How it Shows up in the Petition

The way this often plays out, though, is that, after default and sale of the debt (obviously, the right to collect is what is being sold) to a debt collector, the debt collector will often bring suit for a specific amount. The petition will allege the right to attorney’s fees and then, in the “wherefore clause” will state something like this:

Wherefore, plaintiff requests $1,000 as the principle sum owed, plus interest at a rate of 29% from January 3, 2007 ($775 as of the date of filing), plus $450 reasonable attorney fees, plus costs and interest dating from the date of judgment.

I am using round numbers to suggest an attorney’s fee of 25% of the amount sought, and that is not an unusual amount sought as attorney’s fees.

The debt collector will often back up this request for fees with an affidavit stating that the amount named was “its attorney’s fees expended” or simply that the amount is for “fees as provided by contract,” or the like.

Violation of the FDCPA

This language violates the FDCPA because it wrongly suggests that the consumer agreed to a specific amount as an attorney’s fee – and that almost never happens (in the case we’re looking at, the right was to “reasonable attorney’s fees”).

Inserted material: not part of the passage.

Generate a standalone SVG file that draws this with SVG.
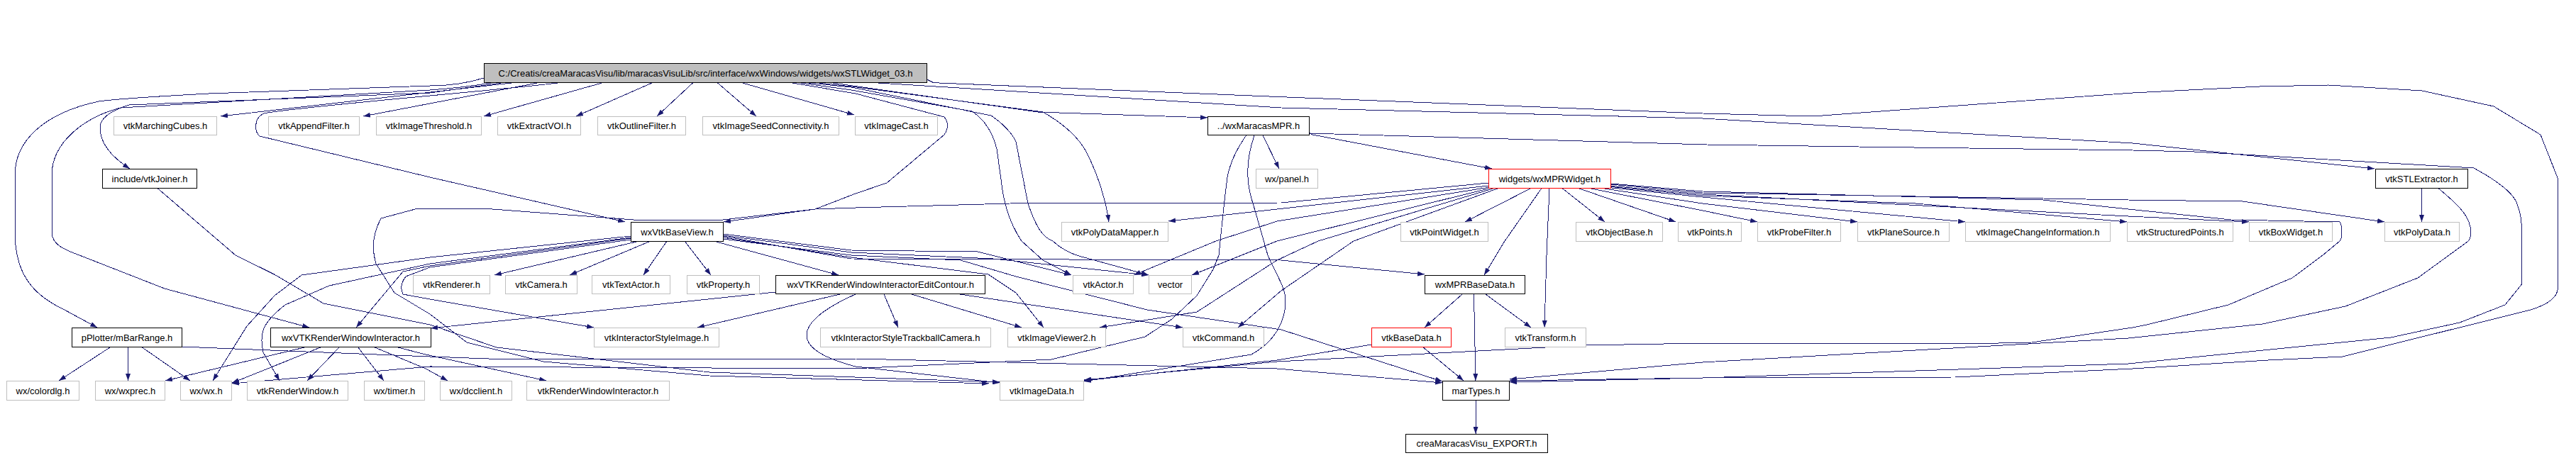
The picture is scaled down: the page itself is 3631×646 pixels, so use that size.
<svg xmlns="http://www.w3.org/2000/svg" width="3631" height="646" viewBox="0 0 3631 646">
<style>
rect{fill:#ffffff;stroke:#bfbfbf;stroke-width:1}
.b rect{stroke:#000000}
.r rect{stroke:#ff0000}
.root rect{fill:#bfbfbf;stroke:#000000}
text{font-family:"Liberation Sans",Arial,sans-serif;font-size:13px;fill:#000000;text-anchor:middle}
#edges path{fill:none;stroke:#191970;stroke-width:1;marker-end:url(#a);shape-rendering:crispEdges}
</style>
<defs>
<marker id="a" viewBox="0 0 10 7" refX="10" refY="3.5" markerWidth="10" markerHeight="7" markerUnits="userSpaceOnUse" orient="auto"><path d="M0,0L10,3.5L0,7z" fill="#191970"/></marker>
</defs>
<rect x="0" y="0" width="3631" height="646" style="fill:#ffffff;stroke:none"/>
<g id="edges">
<path d="M682,110 C650,120 620,121 606,121 L294,132 C220,136 160,140 139,143 C60,160 21,200 21,247 L21,327 C21,385 45,415 89,436 L137,462"/>
<path d="M695,116.5 C650,124 620,126 606,127 L170,152 C120,165 73,200 73,247 L73,327 C73,345 90,352 112,360 L232,407 L436,462"/>
<path d="M710,116.5 L606,131 L182,148 C150,158 141,170 141,180 C141,200 155,220 183,238"/>
<path d="M725,116.5 L311,164"/>
<path d="M760,116.5 L512,164"/>
<path d="M790,116.5 C700,128 420,150 372,160 C358,166 358,185 366,192 L606,250 L881,313"/>
<path d="M850,116.5 L682,164"/>
<path d="M920,116.5 L812,164"/>
<path d="M977,116.5 L926,164"/>
<path d="M1011,116.5 L1066,164"/>
<path d="M1045,116.5 L1204,162"/>
<path d="M1114,116.5 L1206,132 L1331,165 Q1340,177 1331,190 L1250,258 L1206,273 L1149,295 L1019,310 L893,310 L681,294 L589,294 L537,308 Q520,340 530,372 L556,413 L606,443 L658,483 L766,510 L1000,530 L1394,541"/>
<path d="M1170,116.5 L1463,158 L1702,166"/>
<path d="M1230,116.5 L1806,152 L2400,167 L3006,202 L3347,238"/>
<path d="M1306,111.7 L1316,116.7 L1806,136.7 L2400,160 L2555,164 L3006,131 L3185,122 L3282,120 L3414,128 L3515,150 L3581,190 L3605.5,252 L3605.5,406 C3605,420 3590,430 3567,437 L3302,503 L3197,508 L3006,520 L2756,532 L2400,533 L2128,539"/>
<path d="M1150,116.5 L1200,122 L1470,158 C1500,175 1520,195 1530,212 C1550,250 1560,290 1563,313"/>
<path d="M1125,116.5 L1200,127 L1370,157 C1390,170 1400,190 1405,210 L1411,253 C1414,280 1420,310 1440,340 L1470,367 L1510,388"/>
<path d="M1135,116.5 L1200,123 L1397,163 C1415,175 1428,190 1432,200 L1449,287 C1460,320 1470,335 1484,340 C1500,355 1515,360 1528,363 L1619,388"/>
<path d="M1780,191 L1803,238"/>
<path d="M1845,187 L1850,190 L2103,238"/>
<path d="M1756.5,191 C1740,215 1733,233 1730,250 C1726,280 1722,320 1718,360 L1710,380 L1687,417 L1652,450 L1614,475 L1482,507 L1200,520 L606,517 L327,541"/>
<path d="M1768,191 C1760,215 1758,235 1759,250 C1760,270 1764,280 1770,300 L1787,360 C1800,390 1812,405 1812,425 C1812,450 1800,480 1764,500 L1528,538"/>
<path d="M1845,188 L2406,204 L2620,207 L3006,212 L3093,214 L3487,237 C3520,255 3540,270 3547,285 C3553,300 3554.5,310 3554.5,330 L3554.5,401 L3531,430 L3467,455 L3370,476 L3000,513 L2400,533 L2128,537"/>
<path d="M2098,258 L1806,286 L1424,287 L1206,293 L1149,295 L1020,313"/>
<path d="M2098,262 L1800,295 L1647,312"/>
<path d="M2100,264 L1800,312 L1714,340 L1598,388"/>
<path d="M2102,265 L1800,340 L1680,388"/>
<path d="M2106,265.5 L1858,340 L1800,367 L1687,440 L1550,462"/>
<path d="M2112,265.5 L1908,340 L1806,410 L1745,462"/>
<path d="M2158,265.5 L2065,313"/>
<path d="M2173,265.5 L2121,340 L2092,388"/>
<path d="M2184,265.5 L2180,360 L2177,462"/>
<path d="M2202,265.5 L2262,313"/>
<path d="M2225,265.5 L2362,313"/>
<path d="M2240,265.5 L2400,297 L2477,313"/>
<path d="M2255,265 L2400,287 L2618,313"/>
<path d="M2262,264 L2400,278 L2770,313"/>
<path d="M2266,263 L2400,276 L2700,287 L2998,313"/>
<path d="M2268,262 L2400,274 L3000,305 L3170,313"/>
<path d="M2270,260 L2400,272 L3000,282 L3161,284 L3361,313"/>
<path d="M2270,259 L2400,270 L2880,282 L3000,295 L3145,310 L3298,313 C3302,320 3302,335 3298,340 L3274,360 L3231,392 L3141,430 L3026,458 L3006,462 L2864,483 L2771,485 L2400,484 L2235,487 L1800,510 L1528,536"/>
<path d="M3413.5,265.5 L3413.5,313"/>
<path d="M3437,265.5 C3460,285 3478,300 3482,320 C3484,332 3482,338 3478,341 L3408,392 L3306,432 L3189,457 L3000,477 L2400,511 L2128,535"/>
<path d="M901,340 L697,388"/>
<path d="M917,340 L803,388"/>
<path d="M940,340 L907,388"/>
<path d="M965,340 L1002,388"/>
<path d="M1006,340 L1182,388"/>
<path d="M889,333 L606,363 L425,388 L387,417 L348,460 L300,537"/>
<path d="M889,335 L606,372 L464,403 L402,430 C370,455 365,470 371,497 L394,537"/>
<path d="M889,336 L606,375 L568,383 L502,462"/>
<path d="M889,338 L606,377 L572,390 Q562,403 568,415 L606,422 L837,462"/>
<path d="M1019,330 L1200,353 L1378,355 L1510,388"/>
<path d="M1019,332 L1200,356 L1400,365 L1619,388"/>
<path d="M1019,333 L1200,365 L1806,367 L2008,387"/>
<path d="M1019,335 L1200,363 L1393,387 L1432,413 L1471,462"/>
<path d="M1019,337 L1200,360 L1354,367 L1432,390 L1617,437 L1806,465 L2033,538"/>
<path d="M1093,412 L607,463"/>
<path d="M1184,415 L983,462"/>
<path d="M1246,415 L1266,462"/>
<path d="M1285,415 L1440,462"/>
<path d="M1353,415 L1667,462"/>
<path d="M1206,415 C1150,440 1137,460 1137,473 C1137,490 1160,505 1206,517 L1409,540"/>
<path d="M2061,415 L2008,462"/>
<path d="M2077.5,415 L2080,537"/>
<path d="M2094,415 L2158,462"/>
<path d="M1933,486 L1800,508 L1528,537"/>
<path d="M2005,489 L2063,537"/>
<path d="M2080,564 L2080,612"/>
<path d="M156.5,489 L83,537"/>
<path d="M180.5,489 L180.5,537"/>
<path d="M199,489 L268,537"/>
<path d="M256,489 L606,503 L689,506 L1206,506 L1800,520 L2033,540"/>
<path d="M433,489 L233,537"/>
<path d="M454,489 L340,535 L327,540"/>
<path d="M479,489 L433,537"/>
<path d="M504,489 L541,537"/>
<path d="M526,489 L600,520 L631,537"/>
<path d="M557,489 L600,500 L770,537"/>
<path d="M222,265.5 L332,360 L386.6,387 L456,428 L606,458 L700,490 L1000,525 L1409,539"/>
</g>
<g id="root" class="root"><rect x="682.5" y="89.5" width="624" height="27"/><text x="994.5" y="107.5">C:/Creatis/creaMaracasVisu/lib/maracasVisuLib/src/interface/wxWindows/widgets/wxSTLWidget_03.h</text></g>
<g id="n_marching"><rect x="160.5" y="164.5" width="145" height="26"/><text x="233" y="182">vtkMarchingCubes.h</text></g>
<g id="n_append"><rect x="378.5" y="164.5" width="128" height="26"/><text x="442.5" y="182">vtkAppendFilter.h</text></g>
<g id="n_threshold"><rect x="530.5" y="164.5" width="148" height="26"/><text x="604.5" y="182">vtkImageThreshold.h</text></g>
<g id="n_extractvoi"><rect x="701.5" y="164.5" width="117" height="26"/><text x="760" y="182">vtkExtractVOI.h</text></g>
<g id="n_outline"><rect x="842.5" y="164.5" width="124" height="26"/><text x="904.5" y="182">vtkOutlineFilter.h</text></g>
<g id="n_seed"><rect x="990.5" y="164.5" width="192" height="26"/><text x="1086.5" y="182">vtkImageSeedConnectivity.h</text></g>
<g id="n_cast"><rect x="1205.5" y="164.5" width="116" height="26"/><text x="1263.5" y="182">vtkImageCast.h</text></g>
<g id="n_maracasmpr" class="b"><rect x="1702.5" y="164.5" width="143" height="26"/><text x="1774" y="182">../wxMaracasMPR.h</text></g>
<g id="n_joiner" class="b"><rect x="144.5" y="238.5" width="133" height="27"/><text x="211" y="256.5">include/vtkJoiner.h</text></g>
<g id="n_panel"><rect x="1770.5" y="238.5" width="87" height="27"/><text x="1814" y="256.5">wx/panel.h</text></g>
<g id="n_mprwidget" class="r"><rect x="2098.5" y="238.5" width="172" height="27"/><text x="2184.5" y="256.5">widgets/wxMPRWidget.h</text></g>
<g id="n_stlextractor" class="b"><rect x="3348.5" y="238.5" width="130" height="27"/><text x="3413.5" y="256.5">vtkSTLExtractor.h</text></g>
<g id="n_baseview" class="b"><rect x="889.5" y="313.5" width="130" height="27"/><text x="954.5" y="331.5">wxVtkBaseView.h</text></g>
<g id="n_polydatamapper"><rect x="1496.5" y="313.5" width="150" height="27"/><text x="1571.5" y="331.5">vtkPolyDataMapper.h</text></g>
<g id="n_pointwidget"><rect x="1974.5" y="313.5" width="123" height="27"/><text x="2036" y="331.5">vtkPointWidget.h</text></g>
<g id="n_objectbase"><rect x="2221.5" y="313.5" width="122" height="27"/><text x="2282.5" y="331.5">vtkObjectBase.h</text></g>
<g id="n_points"><rect x="2365.5" y="313.5" width="89" height="27"/><text x="2410" y="331.5">vtkPoints.h</text></g>
<g id="n_probe"><rect x="2477.5" y="313.5" width="117" height="27"/><text x="2536" y="331.5">vtkProbeFilter.h</text></g>
<g id="n_plane"><rect x="2618.5" y="313.5" width="129" height="27"/><text x="2683" y="331.5">vtkPlaneSource.h</text></g>
<g id="n_changeinfo"><rect x="2770.5" y="313.5" width="204" height="27"/><text x="2872.5" y="331.5">vtkImageChangeInformation.h</text></g>
<g id="n_structpts"><rect x="2998.5" y="313.5" width="149" height="27"/><text x="3073" y="331.5">vtkStructuredPoints.h</text></g>
<g id="n_boxwidget"><rect x="3170.5" y="313.5" width="117" height="27"/><text x="3229" y="331.5">vtkBoxWidget.h</text></g>
<g id="n_polydata"><rect x="3361.5" y="313.5" width="105" height="27"/><text x="3414" y="331.5">vtkPolyData.h</text></g>
<g id="n_renderer"><rect x="582.5" y="388.5" width="108" height="26"/><text x="636.5" y="406">vtkRenderer.h</text></g>
<g id="n_camera"><rect x="712.5" y="388.5" width="101" height="26"/><text x="763" y="406">vtkCamera.h</text></g>
<g id="n_textactor"><rect x="834.5" y="388.5" width="110" height="26"/><text x="889.5" y="406">vtkTextActor.h</text></g>
<g id="n_property"><rect x="968.5" y="388.5" width="102" height="26"/><text x="1019.5" y="406">vtkProperty.h</text></g>
<g id="n_editcontour" class="b"><rect x="1093.5" y="388.5" width="295" height="26"/><text x="1241" y="406">wxVTKRenderWindowInteractorEditContour.h</text></g>
<g id="n_actor"><rect x="1512.5" y="388.5" width="85" height="26"/><text x="1555" y="406">vtkActor.h</text></g>
<g id="n_vector"><rect x="1619.5" y="388.5" width="60" height="26"/><text x="1649.5" y="406">vector</text></g>
<g id="n_mprbasedata" class="b"><rect x="2008.5" y="388.5" width="141" height="26"/><text x="2079" y="406">wxMPRBaseData.h</text></g>
<g id="n_mbarrange" class="b"><rect x="101.5" y="462.5" width="155" height="27"/><text x="179" y="480.5">pPlotter/mBarRange.h</text></g>
<g id="n_rwi" class="b"><rect x="381.5" y="462.5" width="226" height="27"/><text x="494.5" y="480.5">wxVTKRenderWindowInteractor.h</text></g>
<g id="n_styleimage"><rect x="837.5" y="462.5" width="176" height="27"/><text x="925.5" y="480.5">vtkInteractorStyleImage.h</text></g>
<g id="n_trackball"><rect x="1156.5" y="462.5" width="240" height="27"/><text x="1276.5" y="480.5">vtkInteractorStyleTrackballCamera.h</text></g>
<g id="n_viewer2"><rect x="1420.5" y="462.5" width="138" height="27"/><text x="1489.5" y="480.5">vtkImageViewer2.h</text></g>
<g id="n_command"><rect x="1667.5" y="462.5" width="114" height="27"/><text x="1724.5" y="480.5">vtkCommand.h</text></g>
<g id="n_basedata" class="r"><rect x="1933.5" y="462.5" width="112" height="27"/><text x="1989.5" y="480.5">vtkBaseData.h</text></g>
<g id="n_transform"><rect x="2121.5" y="462.5" width="114" height="27"/><text x="2178.5" y="480.5">vtkTransform.h</text></g>
<g id="n_colordlg"><rect x="9.5" y="537.5" width="102" height="27"/><text x="60.5" y="555.5">wx/colordlg.h</text></g>
<g id="n_wxprec"><rect x="134.5" y="537.5" width="98" height="27"/><text x="183.5" y="555.5">wx/wxprec.h</text></g>
<g id="n_wxwx"><rect x="254.5" y="537.5" width="72" height="27"/><text x="290.5" y="555.5">wx/wx.h</text></g>
<g id="n_renderwindow"><rect x="348.5" y="537.5" width="142" height="27"/><text x="419.5" y="555.5">vtkRenderWindow.h</text></g>
<g id="n_timer"><rect x="513.5" y="537.5" width="85" height="27"/><text x="556" y="555.5">wx/timer.h</text></g>
<g id="n_dcclient"><rect x="620.5" y="537.5" width="101" height="27"/><text x="671" y="555.5">wx/dcclient.h</text></g>
<g id="n_rwinteractor"><rect x="742.5" y="537.5" width="201" height="27"/><text x="843" y="555.5">vtkRenderWindowInteractor.h</text></g>
<g id="n_imagedata"><rect x="1409.5" y="537.5" width="118" height="27"/><text x="1468.5" y="555.5">vtkImageData.h</text></g>
<g id="n_martypes" class="b"><rect x="2033.5" y="537.5" width="94" height="27"/><text x="2080.5" y="555.5">marTypes.h</text></g>
<g id="n_export" class="b"><rect x="1981.5" y="612.5" width="200" height="26"/><text x="2081.5" y="630">creaMaracasVisu_EXPORT.h</text></g>
</svg>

Where the right is to “reasonable attorney’s fees,” a debt collector violates the FDCPA by liquidating that amount (turning it into a specific dollar amount) and seeking that amount as if that was what had been agreed. The case you will want to use and to know if you have this situation is Stolicker v. Muller, Case No. cv-00733-RHB Document 61, Filed 09/09/2005, Bell, J, U.S.D.C. W.MI)(granting summary judgment to the consumers in a class action lawsuit on this issue). Note that the court found that seeking attorney’s fees in this way – by including a liquidated amount in the wherefore clause “altered the contract she signed with [the original creditor]… and violated the FDCPA. It specifically violated Section 1692e(2)(A),(B) (a false representation of the character or amount of a debt or the false representation of the …compensation which may be lawfully received); 1692e(10) (using a false representation to collect or attempt to collect a debt) and 1692f(1) (collecting any amount unless such amount is expressly authorized by the agreement creating the debt or permitted by law.”

2 replies
  1. Russell Carnes
    Russell Carnes says:

    I had a collection company contact me asking for an outrageous amount of money for a credit card debt. Initially I thought there isn’t anything I can do. I looked at the notice and seen that a credit card opened in 2015 for a line of credit of $300. The amount be sought was for $4300 and change. The charge off date of the account was 2016. Within a year, whomever they were referring to, racked up a large amount in a short time. I thought it would be interest and fees and yes there are some. That was not the main reason however. How this person had a $300 credit card and never had an increase but now owed $4300 is unimaginable. Regardless my name was on this and someone filed and I assumed they would get a judgement. I started to research and found out that I can file a Production requests. So I did and since that day I received a letter/bill from the company that filed against me. It showed the large amount of money owed and asked if I could pay half. Since they filed against me and then we’re still trying to reach me with an offer, is that legal? No more letters have come and no more court documents have showed up on my case. Is this normal? More importantly they have not responded to my request for production. Should I file for a dismissal now? Thanks.

    Reply
    • Ken Gibert
      Ken Gibert says:

      I can’t give you legal advice, and I’m not entirely sure what you have actually done so far – you don’t say you filed an answer, for example, and you only mention production requests. If you are sure this is a case of identity theft, you might mention it to the lawyer for the other side. If that doesn’t cause them to drop the suit, I’d suggest you join us and let us guide you through the process a little more systematically. To answer your first question, just because they have filed suit doesn’t mean they can’t suggest a settlement. In fact, that’s pretty normal procedure. To answer your second question, probably not, but it’s more complicated than that.